Estas son algunas de sus frases que, para mí, resumen su filosofía de vida:
1. “No soy pobre, soy sobrio.”
Mujica redefinió la riqueza: no como lo que se acumula, sino como la libertad de no necesitar tanto.
2. “Pobres no son los que tienen poco. Son los que quieren mucho.”
Una crítica feroz y certera al consumismo que nos consume.
3. “El verdadero triunfo es levantarse y volver a empezar.”
Dicha por alguien que supo lo que era caer hasta el fondo y reconstruirse desde ahí.
4. “Ser libre es gastar la mayor cantidad de tiempo en aquello que nos gusta hacer.”
Un manifiesto de vida contra la esclavitud moderna del reloj y el dinero.
5. “La muerte hace de la vida una aventura.”
Una frase que sólo puede decir quien aprendió a no tenerle miedo a nada.

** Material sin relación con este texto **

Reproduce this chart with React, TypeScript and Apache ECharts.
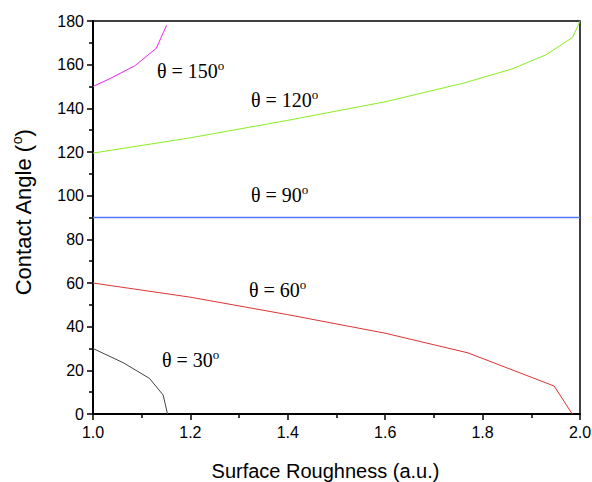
import React, { useEffect, useRef } from "react";
import * as echarts from "echarts";

const x150 = [1.0, 1.034, 1.086, 1.13, 1.151];
const y150 = [150, 153.5, 159.5, 167.5, 178];
const x120 = [1.0, 1.2, 1.4, 1.6, 1.76, 1.86, 1.93, 1.985, 2.0];
const y120 = [119.5, 126.5, 134.5, 143, 151.5, 158, 164.5, 172.5, 180];
const x90 = [1.0, 2.0];
const y90 = [90, 90];
const x60 = [1.0, 1.2, 1.4, 1.6, 1.77, 1.947, 1.984];
const y60 = [60, 53.5, 45.5, 37, 28, 12.8, 0];
const x30 = [1.0, 1.062, 1.116, 1.144, 1.153];
const y30 = [30, 23.5, 16.3, 8.7, 0];

const labels = ["θ = 150", "θ = 120", "θ = 90", "θ = 60", "θ = 30"];

const zip = (xs: number[], ys: number[]) => xs.map((x, i) => [x, ys[i]]);

export default function App() {
  const ref = useRef<HTMLDivElement>(null);
  useEffect(() => {
    const chart = echarts.init(ref.current!, null, { renderer: "svg" });
    const lbl = (text: string, left: number, top: number) => ({
      type: "text",
      left,
      top,
      style: {
        text: text + "{s|o}",
        font: '20px "Liberation Serif"',
        fill: "#000",
        rich: { s: { fontFamily: "Liberation Serif", fontSize: 13, color: "#000", padding: [0, 0, 11, 0] } },
      },
    });
    chart.setOption({
      animation: false,
      backgroundColor: "#fff",
      grid: { left: 93, right: 12, top: 21, bottom: 68, outerBoundsMode: "none", containLabel: false, show: true, borderColor: "#000", borderWidth: 1.5, backgroundColor: "transparent" },
      xAxis: {
        type: "value",
        min: 1,
        max: 2,
        interval: 0.2,
        name: "Surface Roughness (a.u.)",
        nameLocation: "middle",
        nameGap: 47,
        nameTextStyle: { fontFamily: "Liberation Sans", fontSize: 20, color: "#000", padding: [0, 22, 0, 0] },
        axisLine: { lineStyle: { color: "#000", width: 2 } },
        axisTick: { length: 6, lineStyle: { color: "#000", width: 1.5 } },
        minorTick: { show: true, splitNumber: 2, length: 4, lineStyle: { color: "#000", width: 1.5 } },
        splitLine: { show: false },
        axisLabel: { fontFamily: "Liberation Sans", fontSize: 16, color: "#000", margin: 10, formatter: (v: number) => v.toFixed(1) },
      },
      yAxis: {
        type: "value",
        min: 0,
        max: 180,
        interval: 20,
        name: "Contact Angle ({s|o})",
        nameLocation: "middle",
        nameGap: 57,
        nameTextStyle: { fontFamily: "Liberation Sans", fontSize: 22, color: "#000", padding: [0, 0, 0, 10], rich: { s: { fontFamily: "Liberation Sans", fontSize: 14, color: "#000", padding: [0, 0, 12, 0] } } },
        axisLine: { lineStyle: { color: "#000", width: 2 } },
        axisTick: { length: 6, lineStyle: { color: "#000", width: 1.5 } },
        minorTick: { show: true, splitNumber: 2, length: 4, lineStyle: { color: "#000", width: 1.5 } },
        splitLine: { show: false },
        axisLabel: { fontFamily: "Liberation Sans", fontSize: 16, color: "#000", margin: 9 },
      },
      series: [
        { type: "line", data: zip(x150, y150), showSymbol: false, lineStyle: { color: "#ee22ee", width: 1 } },
        { type: "line", data: zip(x120, y120), showSymbol: false, lineStyle: { color: "#88ee22", width: 1 } },
        { type: "line", data: zip(x90, y90), showSymbol: false, z: 5, lineStyle: { color: "#5577ff", width: 1.3 } },
        { type: "line", data: zip(x60, y60), showSymbol: false, lineStyle: { color: "#dd3333", width: 1 } },
        { type: "line", data: zip(x30, y30), showSymbol: false, lineStyle: { color: "#444444", width: 1 } },
      ],
      graphic: [
        lbl(labels[0], 157, 59),
        lbl(labels[1], 251, 88),
        lbl(labels[2], 251, 183),
        lbl(labels[3], 249, 278),
        lbl(labels[4], 162, 348),
      ],
    });
    return () => chart.dispose();
  }, []);
  return <div ref={ref} style={{ width: 592, height: 482, position: "absolute", left: 0, top: 0 }} />;
}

José Mujica fue, en muchos sentidos, el presidente que todos quisiéramos tener: sabio, modesto, honesto y profundamente humano. No le interesaba el poder por el poder, sino la posibilidad de transformar. Y lo hizo, no sólo con leyes —que fueron muchas—, sino con su ejemplo.
Hoy, mientras tantos líderes levantan muros o se obsesionan con likes, me pregunto si volveremos a tener a alguien como él. Tal vez no. Tal vez Mujica fue único. Pero su legado queda. En cada joven que quiere cambiar el mundo sin corromperse. En cada ciudadano que exige honestidad con el ejemplo. En cada uno de nosotros que, al recordarlo, sentimos una mezcla de gratitud, nostalgia y compromiso.
Gracias, Pepe. Por recordarnos que la política también puede ser un acto de amor.